Sports offer chance to reconnect tornado-struck communities

Todd Nicholson and Emily Glossop lost their home in the Dunrobin tornado, but as they grappled with insurance and temporary housing, their thoughts kept turning to sports.

“Sport and recreation were not top of anybody’s priority list,” Emily recalls. “A roof, clothes and food were the priorities.”

No surprise there. But the couple felt sports could be another element in rebuilding shattered communities.

“I think it was pretty early on after the tornado that the conversation started about what can we do to engage families in all three (affected) areas — Dunrobin, Arlington Woods and Gatineau — and get them back into the things that they love to do.”

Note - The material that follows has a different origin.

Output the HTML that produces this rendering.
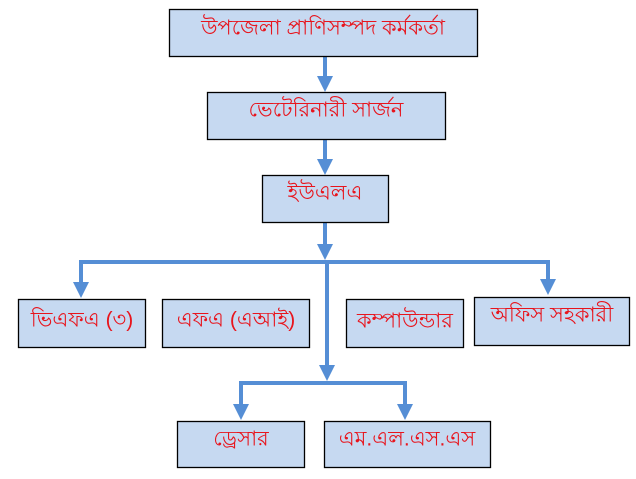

On Saturday, a couple of hundred people gathered at West Carleton Secondary School to kick off a remarkable partnership, with roughly 30 sports and recreation groups offering places to children and families that otherwise could not afford such luxuries.

It is sponsored by three local sports organizations: Their Opportunity, Own the Podium and the Ottawa Senators Foundation.

“The idea of this initiative is rebuilding communities through sport,” said Randy Gill, president of Their Opportunity. The various clubs and teams “are either providing free spaces in their programs, or subsidized programs.”

There are team sports such as hockey and football, and recreational settings such as Mount Pakenham and the Ottawa River Canoe Club.

The campaign is also hoping to raise $30,000 through donations. Information on how to donate or volunteer is at TheirOpportunity.com/rcts.

Lucy Bridgstock attended the launch in a walking cast after breaking her ankle when she want back to the ruined Dunrobin house a week after the tornado, and fell.

She is hoping to have skiing, and perhaps touch football, for her children Aimee, 13, and Ollie, 11.

Insurance pays for rebuilding the new home, she said, but the tornado also blew away the skis, the baseball gloves, the tennis racquets.

“It’s probably all somewhere on Sixth Line.”

“There are lots of extra additional costs that nobody is aware of, and that you don’t think about until you’re in that situation,” she said.

“To have something like today that will allow the children to be registered in a sport … and not have that added financial burden” is wonderful, she said. “To even just go out and buy extra (sports) equipment is just not an option at the moment. Insurance takes a while. Ski season is going to come before insurance pays up.”

Aimee also wants to join a touch football team.

And Lucy said the drive to establish these new sports opportunities has helped the children reconnect with neighbours who have been scattered by the storm. The Bridgstocks are about a 10-minute drive from their old home, but many families have moved much farther.

Todd Nicholson said the weeks have allowed their family to recognize how hard the storm hit them psychologically. On the night of Sept. 21, police were stopping cars from entering Dunrobin, so Emily got out of the car and ran to their home.

Later she had no memory of those moments. Didn’t remember the shattered homes around her, or the debris, or anything else that she ran past. She only remembered getting back to the home where firefighter friends had rescued her knapsack with her laptop and a few other basic essentials.

And they rescued Happy the goldfish, in his little bowl.

“He totally survived the tornado and we don’t know how,” she said. “He’s in a much larger tank with a filter and everything now.”